Comme on le sait, Alger était un repaire de pirates depuis des siècles ( de 1350 à 1830 ) et, la vente des esclaves était un commerce lucratif, tant pour les marins que pour la fortune du Dey. Quand un corsaire capturait un navire, il le remorquait jusqu'au port. Le capitaine du port faisait un inventaire des esclaves et de la cargaison ; il demandait un huitième pour le Dey. Les malheureux étaient ensuite présentés au Dey qui choisissait sa part suivant la profession des captifs ou leur naissance voire leur fortune, pour une éventuelle rançon. Une fois ce tri effectué, les autres esclaves revenaient au corsaire qui pouvait les vendre.

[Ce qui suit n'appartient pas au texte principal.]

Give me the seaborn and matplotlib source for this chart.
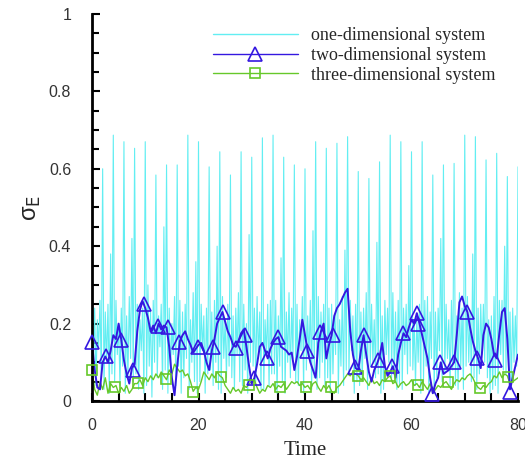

            Je vais donc vous rapporter deux récits d'hommes célèbres qui firent un séjour dans cette capitale ottomane.

            Le premier que je vais évoquer est Cervantès, l'illustre auteur de Don Quichotte.


            Celui-ci avait participé à la célèbre bataille de Lépante et regagnait l'Espagne. Blessé, il avait perdu l'usage de la main gauche, lorsque, le 26 septembre 1575, le navire à bord duquel il se trouvait fut pris par les corsaires, au large des Saintes- Maries- de- la- mer.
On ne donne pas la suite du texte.